# What to do:
Find the string "matplotlib" and gather every line that holds it.
========
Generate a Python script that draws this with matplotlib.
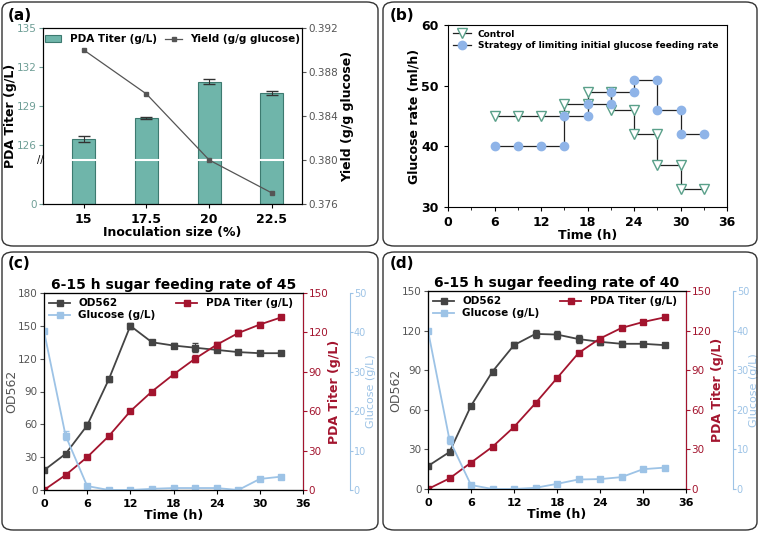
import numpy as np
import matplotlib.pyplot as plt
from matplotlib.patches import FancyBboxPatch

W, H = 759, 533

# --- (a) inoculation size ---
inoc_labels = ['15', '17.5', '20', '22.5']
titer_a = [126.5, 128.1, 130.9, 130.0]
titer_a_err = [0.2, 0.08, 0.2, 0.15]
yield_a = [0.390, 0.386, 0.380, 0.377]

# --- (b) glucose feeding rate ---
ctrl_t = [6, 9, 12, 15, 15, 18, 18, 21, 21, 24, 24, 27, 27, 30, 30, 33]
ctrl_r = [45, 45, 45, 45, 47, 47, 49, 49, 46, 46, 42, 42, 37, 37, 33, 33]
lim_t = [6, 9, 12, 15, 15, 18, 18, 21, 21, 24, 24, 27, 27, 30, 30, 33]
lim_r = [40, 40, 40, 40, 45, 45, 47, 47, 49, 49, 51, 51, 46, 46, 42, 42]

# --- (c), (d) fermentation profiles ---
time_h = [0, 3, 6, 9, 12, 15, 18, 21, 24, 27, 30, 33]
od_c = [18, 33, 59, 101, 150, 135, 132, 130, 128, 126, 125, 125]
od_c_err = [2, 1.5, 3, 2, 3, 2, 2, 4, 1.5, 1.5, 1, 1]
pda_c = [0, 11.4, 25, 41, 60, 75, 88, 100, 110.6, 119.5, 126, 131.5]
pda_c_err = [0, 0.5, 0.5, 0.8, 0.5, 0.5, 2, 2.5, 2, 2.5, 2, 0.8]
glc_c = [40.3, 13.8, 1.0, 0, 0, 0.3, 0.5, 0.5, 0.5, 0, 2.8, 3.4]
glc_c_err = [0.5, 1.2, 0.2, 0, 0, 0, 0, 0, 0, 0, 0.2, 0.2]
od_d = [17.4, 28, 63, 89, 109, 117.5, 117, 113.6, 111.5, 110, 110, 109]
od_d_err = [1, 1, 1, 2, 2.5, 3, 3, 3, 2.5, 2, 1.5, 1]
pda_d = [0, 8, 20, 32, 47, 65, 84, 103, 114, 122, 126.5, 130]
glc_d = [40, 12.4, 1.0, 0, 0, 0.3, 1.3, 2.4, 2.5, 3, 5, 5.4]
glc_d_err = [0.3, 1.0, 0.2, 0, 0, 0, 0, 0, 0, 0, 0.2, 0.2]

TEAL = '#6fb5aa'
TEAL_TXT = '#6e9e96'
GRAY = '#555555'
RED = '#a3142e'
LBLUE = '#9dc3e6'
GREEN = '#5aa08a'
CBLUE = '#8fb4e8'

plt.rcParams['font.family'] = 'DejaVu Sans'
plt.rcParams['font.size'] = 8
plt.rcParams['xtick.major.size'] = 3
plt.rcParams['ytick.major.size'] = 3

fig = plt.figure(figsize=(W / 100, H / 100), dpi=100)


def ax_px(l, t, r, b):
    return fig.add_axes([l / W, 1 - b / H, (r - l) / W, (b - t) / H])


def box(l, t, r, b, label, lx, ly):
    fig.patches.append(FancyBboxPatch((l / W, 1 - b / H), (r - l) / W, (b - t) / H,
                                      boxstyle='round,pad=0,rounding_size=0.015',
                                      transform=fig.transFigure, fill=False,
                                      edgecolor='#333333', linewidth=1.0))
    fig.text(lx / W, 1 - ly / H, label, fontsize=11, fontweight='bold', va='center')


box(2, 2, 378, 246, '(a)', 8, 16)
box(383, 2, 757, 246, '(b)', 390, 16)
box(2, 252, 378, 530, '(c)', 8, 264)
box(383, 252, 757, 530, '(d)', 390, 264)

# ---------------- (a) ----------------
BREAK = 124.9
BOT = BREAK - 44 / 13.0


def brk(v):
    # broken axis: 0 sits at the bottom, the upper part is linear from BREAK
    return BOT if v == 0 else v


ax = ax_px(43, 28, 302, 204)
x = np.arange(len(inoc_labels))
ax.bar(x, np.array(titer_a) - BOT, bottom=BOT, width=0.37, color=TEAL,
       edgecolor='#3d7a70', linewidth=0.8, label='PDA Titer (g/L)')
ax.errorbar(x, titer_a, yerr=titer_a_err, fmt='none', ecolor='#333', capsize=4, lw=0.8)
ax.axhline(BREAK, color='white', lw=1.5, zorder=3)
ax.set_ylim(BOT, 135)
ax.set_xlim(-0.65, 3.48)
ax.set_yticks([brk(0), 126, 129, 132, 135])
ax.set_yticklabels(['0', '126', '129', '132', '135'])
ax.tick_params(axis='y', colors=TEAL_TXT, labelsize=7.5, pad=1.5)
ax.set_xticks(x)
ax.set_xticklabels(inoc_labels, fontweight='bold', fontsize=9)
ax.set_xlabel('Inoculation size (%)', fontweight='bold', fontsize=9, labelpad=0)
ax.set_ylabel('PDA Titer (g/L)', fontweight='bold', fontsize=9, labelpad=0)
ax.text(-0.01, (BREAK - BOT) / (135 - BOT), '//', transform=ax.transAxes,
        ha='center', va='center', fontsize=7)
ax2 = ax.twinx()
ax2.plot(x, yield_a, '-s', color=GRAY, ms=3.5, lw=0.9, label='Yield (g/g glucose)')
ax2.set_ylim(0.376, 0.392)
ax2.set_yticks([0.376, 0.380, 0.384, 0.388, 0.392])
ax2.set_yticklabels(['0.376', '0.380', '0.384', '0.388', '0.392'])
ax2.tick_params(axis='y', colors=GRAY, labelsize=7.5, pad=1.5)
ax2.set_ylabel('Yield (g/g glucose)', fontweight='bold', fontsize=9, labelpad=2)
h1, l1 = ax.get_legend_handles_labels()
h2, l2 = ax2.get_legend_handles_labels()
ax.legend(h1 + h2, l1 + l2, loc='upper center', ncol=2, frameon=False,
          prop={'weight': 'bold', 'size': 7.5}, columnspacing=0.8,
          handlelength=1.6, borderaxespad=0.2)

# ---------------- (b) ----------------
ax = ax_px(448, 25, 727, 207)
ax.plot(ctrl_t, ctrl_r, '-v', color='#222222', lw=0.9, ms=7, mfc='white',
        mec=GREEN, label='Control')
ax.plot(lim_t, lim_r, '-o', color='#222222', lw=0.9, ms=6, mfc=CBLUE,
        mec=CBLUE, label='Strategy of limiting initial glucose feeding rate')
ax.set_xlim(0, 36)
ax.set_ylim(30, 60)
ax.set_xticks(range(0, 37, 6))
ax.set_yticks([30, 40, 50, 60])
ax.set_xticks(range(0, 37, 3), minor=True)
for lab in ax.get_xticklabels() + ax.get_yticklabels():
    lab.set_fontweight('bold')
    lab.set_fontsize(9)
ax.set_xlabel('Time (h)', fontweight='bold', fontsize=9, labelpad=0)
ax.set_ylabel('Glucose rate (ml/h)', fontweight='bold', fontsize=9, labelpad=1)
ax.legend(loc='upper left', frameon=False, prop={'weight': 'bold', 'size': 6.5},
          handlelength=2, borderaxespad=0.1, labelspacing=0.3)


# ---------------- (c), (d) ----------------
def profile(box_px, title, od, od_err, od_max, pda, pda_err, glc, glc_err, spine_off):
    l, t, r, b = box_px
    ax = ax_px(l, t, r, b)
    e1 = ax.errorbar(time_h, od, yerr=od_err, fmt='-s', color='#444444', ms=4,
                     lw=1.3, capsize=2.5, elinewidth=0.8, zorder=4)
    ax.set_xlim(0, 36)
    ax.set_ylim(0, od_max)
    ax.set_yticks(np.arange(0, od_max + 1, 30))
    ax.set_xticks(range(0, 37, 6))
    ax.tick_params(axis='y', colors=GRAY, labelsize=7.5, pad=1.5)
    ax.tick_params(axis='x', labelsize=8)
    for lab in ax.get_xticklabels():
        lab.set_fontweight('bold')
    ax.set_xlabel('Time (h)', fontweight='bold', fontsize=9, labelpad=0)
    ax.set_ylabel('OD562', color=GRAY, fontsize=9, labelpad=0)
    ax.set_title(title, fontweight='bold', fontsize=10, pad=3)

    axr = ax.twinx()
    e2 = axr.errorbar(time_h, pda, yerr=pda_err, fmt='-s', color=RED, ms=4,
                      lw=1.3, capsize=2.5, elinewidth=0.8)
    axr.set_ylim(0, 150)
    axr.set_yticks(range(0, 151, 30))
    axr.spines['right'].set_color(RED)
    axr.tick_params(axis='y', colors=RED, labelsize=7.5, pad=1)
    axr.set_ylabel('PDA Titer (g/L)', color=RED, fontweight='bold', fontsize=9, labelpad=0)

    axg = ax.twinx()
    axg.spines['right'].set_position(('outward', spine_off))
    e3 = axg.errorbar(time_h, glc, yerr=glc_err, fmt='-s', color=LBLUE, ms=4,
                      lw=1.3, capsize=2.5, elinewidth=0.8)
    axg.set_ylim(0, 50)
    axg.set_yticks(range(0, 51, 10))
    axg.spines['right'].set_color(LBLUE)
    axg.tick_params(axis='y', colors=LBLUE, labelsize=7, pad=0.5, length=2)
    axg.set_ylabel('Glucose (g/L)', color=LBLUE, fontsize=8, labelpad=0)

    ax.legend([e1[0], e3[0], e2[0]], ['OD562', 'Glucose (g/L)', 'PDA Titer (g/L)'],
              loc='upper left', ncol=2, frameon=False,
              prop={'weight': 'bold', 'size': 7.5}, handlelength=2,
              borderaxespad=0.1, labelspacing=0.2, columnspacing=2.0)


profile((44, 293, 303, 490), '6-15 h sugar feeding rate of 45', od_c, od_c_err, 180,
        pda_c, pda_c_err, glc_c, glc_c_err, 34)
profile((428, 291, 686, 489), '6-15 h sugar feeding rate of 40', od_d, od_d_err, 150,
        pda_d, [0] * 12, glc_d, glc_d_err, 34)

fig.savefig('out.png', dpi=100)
========
# Solved exercise:
Generate a Python script that draws this with matplotlib.
import matplotlib.pyplot as plt
from matplotlib.patches import FancyBboxPatch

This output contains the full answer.